>> begin
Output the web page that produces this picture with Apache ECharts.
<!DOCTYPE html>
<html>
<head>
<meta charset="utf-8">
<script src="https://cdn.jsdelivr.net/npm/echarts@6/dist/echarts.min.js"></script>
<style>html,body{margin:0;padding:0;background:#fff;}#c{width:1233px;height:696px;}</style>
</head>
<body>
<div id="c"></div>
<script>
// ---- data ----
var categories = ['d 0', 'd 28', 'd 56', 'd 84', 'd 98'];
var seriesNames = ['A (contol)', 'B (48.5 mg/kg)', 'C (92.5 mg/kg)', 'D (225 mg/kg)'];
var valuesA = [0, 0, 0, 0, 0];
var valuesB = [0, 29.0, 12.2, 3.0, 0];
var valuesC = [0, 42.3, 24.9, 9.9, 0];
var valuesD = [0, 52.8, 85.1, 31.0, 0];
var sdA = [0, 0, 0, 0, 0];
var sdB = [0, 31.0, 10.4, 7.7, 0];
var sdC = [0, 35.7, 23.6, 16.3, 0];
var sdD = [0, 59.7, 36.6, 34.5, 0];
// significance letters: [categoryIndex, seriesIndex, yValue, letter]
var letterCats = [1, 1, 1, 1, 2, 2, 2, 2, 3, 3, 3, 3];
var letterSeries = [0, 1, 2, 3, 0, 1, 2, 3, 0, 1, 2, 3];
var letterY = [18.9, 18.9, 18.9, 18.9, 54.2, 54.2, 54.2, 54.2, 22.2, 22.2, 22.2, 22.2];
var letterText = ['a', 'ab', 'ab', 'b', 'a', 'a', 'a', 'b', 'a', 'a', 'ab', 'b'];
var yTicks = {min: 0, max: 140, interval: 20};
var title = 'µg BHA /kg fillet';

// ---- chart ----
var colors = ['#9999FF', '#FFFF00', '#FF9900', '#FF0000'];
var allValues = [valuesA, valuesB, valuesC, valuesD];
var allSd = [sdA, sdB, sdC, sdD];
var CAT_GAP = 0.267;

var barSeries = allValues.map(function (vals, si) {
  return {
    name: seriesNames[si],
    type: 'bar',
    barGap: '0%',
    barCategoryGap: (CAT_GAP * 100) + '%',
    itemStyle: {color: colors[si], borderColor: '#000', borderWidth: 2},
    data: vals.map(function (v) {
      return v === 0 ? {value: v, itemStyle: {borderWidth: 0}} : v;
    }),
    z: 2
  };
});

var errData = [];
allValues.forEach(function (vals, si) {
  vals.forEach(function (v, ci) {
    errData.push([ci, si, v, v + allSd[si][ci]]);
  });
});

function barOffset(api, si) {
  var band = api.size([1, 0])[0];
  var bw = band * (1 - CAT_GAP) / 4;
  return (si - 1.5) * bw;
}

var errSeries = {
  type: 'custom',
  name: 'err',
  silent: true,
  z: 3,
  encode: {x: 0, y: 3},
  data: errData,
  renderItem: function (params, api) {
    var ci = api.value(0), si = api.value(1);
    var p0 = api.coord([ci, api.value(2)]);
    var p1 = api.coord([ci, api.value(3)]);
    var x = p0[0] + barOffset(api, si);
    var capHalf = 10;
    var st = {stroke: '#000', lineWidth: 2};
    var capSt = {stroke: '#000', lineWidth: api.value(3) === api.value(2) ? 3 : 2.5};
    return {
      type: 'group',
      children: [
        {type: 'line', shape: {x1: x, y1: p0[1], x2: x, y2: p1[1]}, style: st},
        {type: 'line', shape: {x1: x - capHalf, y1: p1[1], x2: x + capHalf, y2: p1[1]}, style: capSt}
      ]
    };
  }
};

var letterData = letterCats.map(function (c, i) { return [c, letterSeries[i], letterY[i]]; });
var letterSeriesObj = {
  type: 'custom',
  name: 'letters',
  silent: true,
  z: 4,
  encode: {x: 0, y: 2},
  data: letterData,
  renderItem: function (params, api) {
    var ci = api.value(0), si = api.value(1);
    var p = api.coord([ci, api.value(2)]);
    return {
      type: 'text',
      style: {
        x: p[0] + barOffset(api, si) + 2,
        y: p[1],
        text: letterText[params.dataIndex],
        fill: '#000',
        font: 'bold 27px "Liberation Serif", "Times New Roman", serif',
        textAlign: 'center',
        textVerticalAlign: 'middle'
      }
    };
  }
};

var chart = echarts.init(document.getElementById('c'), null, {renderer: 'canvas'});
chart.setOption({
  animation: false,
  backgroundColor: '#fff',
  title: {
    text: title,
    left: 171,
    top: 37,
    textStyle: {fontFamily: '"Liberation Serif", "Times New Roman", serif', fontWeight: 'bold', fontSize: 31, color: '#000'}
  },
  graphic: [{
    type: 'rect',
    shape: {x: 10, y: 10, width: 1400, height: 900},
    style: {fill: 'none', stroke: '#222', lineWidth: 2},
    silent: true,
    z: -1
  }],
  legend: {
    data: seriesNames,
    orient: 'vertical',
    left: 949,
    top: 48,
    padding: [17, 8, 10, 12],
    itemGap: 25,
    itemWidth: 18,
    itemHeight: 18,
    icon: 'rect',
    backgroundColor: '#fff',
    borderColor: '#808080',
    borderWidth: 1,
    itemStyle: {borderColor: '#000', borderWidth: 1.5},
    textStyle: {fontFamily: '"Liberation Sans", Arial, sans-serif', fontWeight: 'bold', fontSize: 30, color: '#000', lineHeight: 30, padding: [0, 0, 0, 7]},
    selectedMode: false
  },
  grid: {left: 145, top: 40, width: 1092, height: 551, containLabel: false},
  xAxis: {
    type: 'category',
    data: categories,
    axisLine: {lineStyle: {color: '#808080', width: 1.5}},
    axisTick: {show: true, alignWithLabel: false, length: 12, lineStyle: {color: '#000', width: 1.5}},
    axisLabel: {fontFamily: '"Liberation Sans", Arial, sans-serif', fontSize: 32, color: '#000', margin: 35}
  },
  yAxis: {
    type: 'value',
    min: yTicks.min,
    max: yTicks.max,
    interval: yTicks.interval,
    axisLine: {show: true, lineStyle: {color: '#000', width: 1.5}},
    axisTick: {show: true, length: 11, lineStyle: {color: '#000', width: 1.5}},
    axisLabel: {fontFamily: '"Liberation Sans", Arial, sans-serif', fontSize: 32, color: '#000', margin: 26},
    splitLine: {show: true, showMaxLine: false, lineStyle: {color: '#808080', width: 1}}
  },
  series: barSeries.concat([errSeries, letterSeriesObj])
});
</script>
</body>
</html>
>> end
Description of the task ::
Extract the first line above and each line after it up to and including the one with "var CAT_GAP = 0.267;", please, exactly and with nothing else.

Complete output ::
Output the web page that produces this picture with Apache ECharts.
<!DOCTYPE html>
<html>
<head>
<meta charset="utf-8">
<script src="https://cdn.jsdelivr.net/npm/echarts@6/dist/echarts.min.js"></script>
<style>html,body{margin:0;padding:0;background:#fff;}#c{width:1233px;height:696px;}</style>
</head>
<body>
<div id="c"></div>
<script>
// ---- data ----
var categories = ['d 0', 'd 28', 'd 56', 'd 84', 'd 98'];
var seriesNames = ['A (contol)', 'B (48.5 mg/kg)', 'C (92.5 mg/kg)', 'D (225 mg/kg)'];
var valuesA = [0, 0, 0, 0, 0];
var valuesB = [0, 29.0, 12.2, 3.0, 0];
var valuesC = [0, 42.3, 24.9, 9.9, 0];
var valuesD = [0, 52.8, 85.1, 31.0, 0];
var sdA = [0, 0, 0, 0, 0];
var sdB = [0, 31.0, 10.4, 7.7, 0];
var sdC = [0, 35.7, 23.6, 16.3, 0];
var sdD = [0, 59.7, 36.6, 34.5, 0];
// significance letters: [categoryIndex, seriesIndex, yValue, letter]
var letterCats = [1, 1, 1, 1, 2, 2, 2, 2, 3, 3, 3, 3];
var letterSeries = [0, 1, 2, 3, 0, 1, 2, 3, 0, 1, 2, 3];
var letterY = [18.9, 18.9, 18.9, 18.9, 54.2, 54.2, 54.2, 54.2, 22.2, 22.2, 22.2, 22.2];
var letterText = ['a', 'ab', 'ab', 'b', 'a', 'a', 'a', 'b', 'a', 'a', 'ab', 'b'];
var yTicks = {min: 0, max: 140, interval: 20};
var title = 'µg BHA /kg fillet';

// ---- chart ----
var colors = ['#9999FF', '#FFFF00', '#FF9900', '#FF0000'];
var allValues = [valuesA, valuesB, valuesC, valuesD];
var allSd = [sdA, sdB, sdC, sdD];
var CAT_GAP = 0.267;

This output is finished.